Data for Projects
This article lists data sources which students might consider using for their projects, either in my course or elsewhere.
First, Some Advice
Do not use a univariate time series for your project. Yes, a time series of the daily stock price for Apple over the last 40 years is interesting. But it is not the same sort of interesting that works well with a project, at least in introductory classes.
Be wary of using a simple multivariate time series. Yes, a time series of, say, the daily stock price for all the stocks in the S&P 500 is interesting. Yet to do anything useful with data like this, you really need to study the material in a book like Forecasting: Principles and Practice by Rob J. Hyndman and George Athanasopoulos. Since you haven’t, choose different data.
The best way to handle cross-sectional data with a time series component is to use Andrew Gelman’s “secret weapon.” Fit the data for each time period separately and then show all the estimates/graphics together.
More data is better than less data.
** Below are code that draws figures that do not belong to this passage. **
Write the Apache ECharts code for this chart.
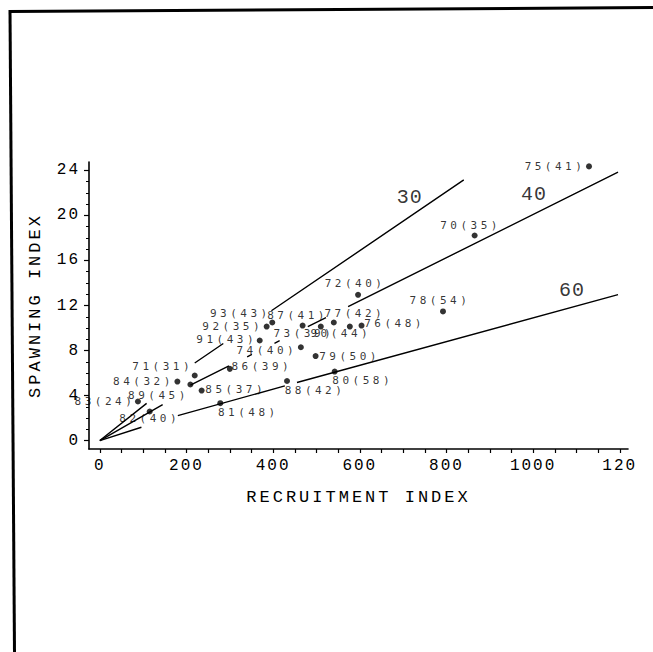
<!DOCTYPE html>
<html>
<head>
<meta charset="utf-8">
<script src="https://cdn.jsdelivr.net/npm/echarts@6/dist/echarts.min.js"></script>
<style>
  html, body { margin: 0; padding: 0; background: #fff; }
  #chart { width: 653px; height: 652px; }
  /* plotter-style wide character spacing */
  #chart text[style*="11px"] { letter-spacing: 3.5px; }
  #chart text[style*="16px"] { letter-spacing: 2px; }
  #chart text[style*="17px"] { letter-spacing: 3px; }
  #chart text[style*="20px"] { letter-spacing: 1px; }
</style>
</head>
<body>
<div id="chart"></div>
<script>
// Year of each survey point and the number printed in brackets beside it
const years = ['75', '70', '72', '78', '76', '77', '90', '73', '87', '93', '92', '91',
               '74', '79', '88', '80', '81', '86', '85', '71', '89', '84', '82', '83'];
const bracketValues = [41, 35, 40, 54, 48, 42, 44, 39, 41, 43, 35, 43,
                       40, 50, 42, 58, 48, 39, 37, 31, 45, 32, 40, 24];
// Recruitment index (x) and spawning index (y) of each point
const recruitment = [1129, 865, 596, 792, 604, 577, 540, 510, 468, 398, 385, 369,
                     464, 498, 432, 542, 278, 300, 235, 219, 209, 179, 115, 88];
const spawning = [24.36, 18.22, 12.95, 11.47, 10.22, 10.13, 10.49, 10.13, 10.22, 10.49, 10.13, 8.89,
                  8.29, 7.51, 5.29, 6.13, 3.32, 6.37, 4.44, 5.78, 4.98, 5.24, 2.58, 3.47];

// Reference lines (recruitment, spawning); null splits a line where a label sits
const line30 = [[0, 0], [108, 3.3], null, [219, 6.89], [285, 8.62], null, [396, 11.53], [840, 23.16]];
const line40 = [[0, 0], [145, 3.2], null, [209, 4.92], [298, 6.63], null, [340, 7.43], [351, 7.65], null,
                [403, 8.64], [415, 8.87], null, [480, 10.12], [522, 10.92], null, [573, 11.9], [1196, 23.84]];
const line60 = [[0, 0], [96, 1.18], null, [180, 2.22], [427, 4.86], null, [455, 5.16], [1196, 12.97]];
const lineTags = [['30', 715, 21.6], ['40', 1002, 21.82], ['60', 1090, 13.29]];

// Axis ticks and labels
const xTickValues = [0, 50, 100, 150, 200, 250, 300, 350, 400, 450, 500, 550, 600,
                     650, 700, 750, 800, 850, 900, 950, 1000, 1050, 1100, 1150, 1200];
const xLabelValues = [0, 200, 400, 600, 800, 1000, 1200];
const xLabelTexts = ['0', '200', '400', '600', '800', '1000', '120'];
const yMinorTicks = [0, 1, 2, 3, 4, 5, 6, 7, 8, 9, 10, 11, 12, 13, 14, 15, 16, 17, 18, 19, 20, 21, 22, 23, 24];
const yLabelValues = [0, 4, 8, 12, 16, 20, 24];

// Where each point's label sits relative to its dot, in pixels
const labelOffsets = [[-34, 0], [-4, -10], [-3, -11], [-3, -11], [33, -2], [5, -13], [7, 11], [-17, 7],
                      [-5, -10], [-32, -9], [-34, 0], [-33, -1], [-34, 3], [34, 0], [28, 9], [28, 9],
                      [28, 9], [32, -2], [34, -1], [-32, -9], [-32, 11], [-34, 0], [0, 7], [-33, 0]];

const FONT = '"Liberation Mono", "DejaVu Sans Mono", monospace';
const LABEL_FONT = '"DejaVu Sans Mono", "Liberation Mono", monospace';
const INK = '#000';

const points = recruitment.map((r, i) => ({
  value: [r, spawning[i]],
  name: years[i] + '(' + bracketValues[i] + ')',
  label: { offset: labelOffsets[i] }
}));

function refLine(data) {
  return {
    type: 'line',
    data: data.map(p => (p === null ? '-' : p)),
    showSymbol: false,
    symbol: 'none',
    connectNulls: false,
    silent: true,
    animation: false,
    lineStyle: { color: INK, width: 1.4 },
    z: 2
  };
}

const chart = echarts.init(document.getElementById('chart'), null, { renderer: 'svg' });

chart.setOption({
  backgroundColor: '#fff',
  animation: false,
  grid: { left: 89, top: 162, width: 539, height: 287, containLabel: false },
  xAxis: {
    type: 'value',
    min: -25,
    max: 1219,
    name: 'RECRUITMENT INDEX',
    nameLocation: 'middle',
    nameGap: 40,
    nameTextStyle: { fontFamily: FONT, fontSize: 17, color: INK, verticalAlign: 'top' },
    axisLine: { show: true, onZero: false, lineStyle: { color: INK, width: 1.6 } },
    axisTick: { show: true, customValues: xTickValues, length: 4, lineStyle: { color: INK, width: 1.2 } },
    axisLabel: {
      customValues: xLabelValues,
      margin: 9,
      fontFamily: FONT,
      fontSize: 16,
      color: INK,
      formatter: v => xLabelTexts[xLabelValues.indexOf(v)]
    },
    splitLine: { show: false }
  },
  yAxis: [{
    type: 'value',
    min: -0.75,
    max: 24.75,
    name: 'SPAWNING INDEX',
    nameLocation: 'middle',
    nameGap: 45,
    nameRotate: 90,
    nameTextStyle: { fontFamily: FONT, fontSize: 17, color: INK },
    axisLine: { show: true, onZero: false, lineStyle: { color: INK, width: 1.6 } },
    axisTick: { show: true, customValues: yLabelValues, length: 5, lineStyle: { color: INK, width: 1.2 } },
    axisLabel: { customValues: yLabelValues, margin: 9, fontFamily: FONT, fontSize: 16, color: INK },
    splitLine: { show: false }
  }, {
    type: 'value',
    min: -0.75,
    max: 24.75,
    position: 'left',
    axisLine: { show: false, onZero: false },
    axisTick: { show: true, customValues: yMinorTicks, length: 3, lineStyle: { color: INK, width: 1 } },
    axisLabel: { show: false },
    splitLine: { show: false }
  }],
  series: [
    refLine(line30),
    refLine(line40),
    refLine(line60),
    {
      type: 'scatter',
      data: points,
      symbol: 'circle',
      symbolSize: 6,
      itemStyle: { color: INK },
      label: {
        show: true,
        position: 'inside',
        formatter: p => p.name,
        color: INK,
        fontFamily: LABEL_FONT,
        fontSize: 11
      },
      z: 3
    },
    {
      type: 'scatter',
      data: lineTags.map(t => ({ value: [t[1], t[2]], name: t[0] })),
      symbolSize: 0,
      label: {
        show: true,
        position: 'inside',
        formatter: p => p.name,
        color: INK,
        fontFamily: FONT,
        fontSize: 20
      },
      z: 3
    }
  ],
  graphic: [
    // page frame along the top and left edges
    { type: 'line', shape: { x1: 9, y1: 11.5, x2: 653, y2: 7.5 }, style: { stroke: INK, lineWidth: 3 } },
    { type: 'line', shape: { x1: 10, y1: 10, x2: 14.5, y2: 652 }, style: { stroke: INK, lineWidth: 3 } }
  ]
});
</script>
</body>
</html>
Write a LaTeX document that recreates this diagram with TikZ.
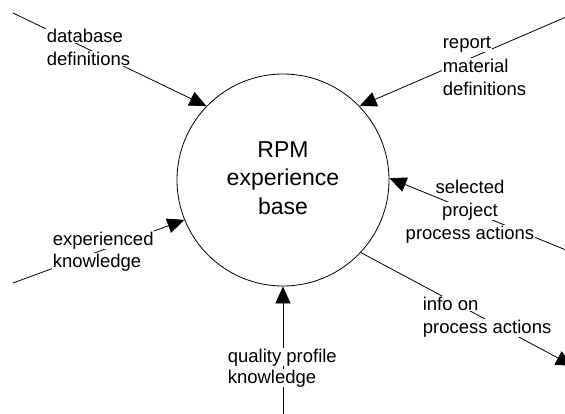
\documentclass[tikz,border=0pt]{standalone}
\usepackage{fontspec}
\setmainfont{Liberation Sans}
\usetikzlibrary{arrows.meta}
\begin{document}
\begin{tikzpicture}[x=1pt,y=-1pt,
  conn/.style={line width=0.8pt},
  arr/.style={conn,-{Triangle[length=17pt,width=15pt]}},
  lbl/.style={fill=white,inner sep=0.6pt,font=\fontsize{18.5}{23}\selectfont,anchor=base west},
  lblc/.style={lbl,anchor=base},
  ctr/.style={font=\fontsize{23}{28.5}\selectfont,align=center,inner sep=0pt}]
\useasboundingbox (0,0) rectangle (565,413);
\node[circle,draw,line width=0.8pt,minimum size=212pt,inner sep=0pt] (c) at (283,180) {};
\node[ctr] (ct) at (283,178) {RPM\\experience\\base};
\coordinate (e1) at (13,13);
\coordinate (e2) at (566,17);
\coordinate (e3) at (566,250);
\coordinate (e4) at (573,366);
\coordinate (e5) at (13,283);
\coordinate (e6) at (283,414);
\draw[arr] (e1) -- (c.136);
\draw[arr] (e2) -- (c.44.5);
\draw[arr] (e3) -- (c.1);
\draw[arr] (c.-43.5) -- (e4);
\draw[arr] (e5) -- (c.202.5);
\draw[arr] (e6) -- (c.270);
\node[lbl] (a1) at (46,42) {database};
\node[lbl] (a2) at (46,65) {definitions};
\node[lbl] (b1) at (442,48) {report};
\node[lbl] (b2) at (442,72) {material};
\node[lbl] (b3) at (442,95) {definitions};
\node[lblc] (s1) at (470,193) {selected};
\node[lblc] (s2) at (470,216) {project};
\node[lblc] (s3) at (470,239) {process actions};
\node[lbl] (i1) at (422,310) {info on};
\node[lbl] (i2) at (422,333) {process actions};
\node[lbl] (k1) at (52,245) {experienced};
\node[lbl] (k2) at (52,267) {knowledge};
\node[lbl] (q1) at (227,362) {quality profile};
\node[lbl] (q2) at (227,383) {knowledge};
\end{tikzpicture}
\end{document}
Don’t attempt a project unless you have thousands of observations. Tens of thousands or more is better.
Best Source
- The US Census is the best single source for student projects, both because the data is so rich and because it allows for the creation of beautiful maps. If you don’t have a particular topic in mind, you should use Census data. Check out Analyzing US Census Data: Methods, Maps, and Models in R by Kyle Walker, along with its associated tutorials.
Data Collections
These are collections of data source created and maintained by others.
CRAN Task Views “aim to provide guidance which packages on CRAN are relevant for tasks related to a certain topic.” If you are interested in a topics like sports, finance, or the environment, then the relevant task view is a good place to start exploring.
Google Dataset Search is useful.
Awesome Public Datasets is what it says it is.
Data Is Plural is a weekly newsletter about, and large compilation of, interesting data sets.
Analyze Survey Data for Free by Anthony Damico provides “Forty-Five Public Microdatasets To Analyze Before You Die From An Easy To Type Website.”
General Data Sources
The General Social Survey. This is the highest quality, longest running survey of attitudes among Americans. To get started, check out Kieran Healy’s gssr R package.
Opportunity Insights seeks to “identify barriers to economic opportunity and develop scalable solutions that will empower people throughout the United States to rise out of poverty and achieve better life outcomes.”
American National Election Studies. Sadly, there is no Healy-equivalent among the political scientists.
Causal Data Sources
Most data sources do not easily lend themselves to an (unconfounded) causal interpretation. In other words, treatment assignment is rarely independent of potential outcomes, even when conditioning on covariates. However, many students want to do a project which involves estimating causal effects.
Besides some of the specific projects mentioned below, a good source is the CRAN package causaldata which includes a variety of datasets from three open books about causal inference: causal inference textbooks. Currently, contains data sets for Huntington-Klein, Nick (2021) The Effect , Cunningham, Scott (2021, ISBN-13: 978-0-300-25168-5) Causal Inference: The Mixtape, and Hernán, Miguel and James Robins (2020) Causal Inference: What If. Students interested in doing a project involving causal effects should start here.
Specific Projects with Interesting Data
“Student evaluations of teaching: teaching quantitative courses can be hazardous to one’s career” – link and data.
“Childhood cross-ethnic exposure predicts political behavior seven decades later: Evidence from linked administrative data” – link and data.
“Results from a 2020 field experiment encouraging voting by mail” – link and data.
Live Data
Beginning students should do projects in which the data is unchanging. Dealing with data that is regularly updated is hard. But, for more advanced (or ambitious) students, working with “live” data can be fun and challenging!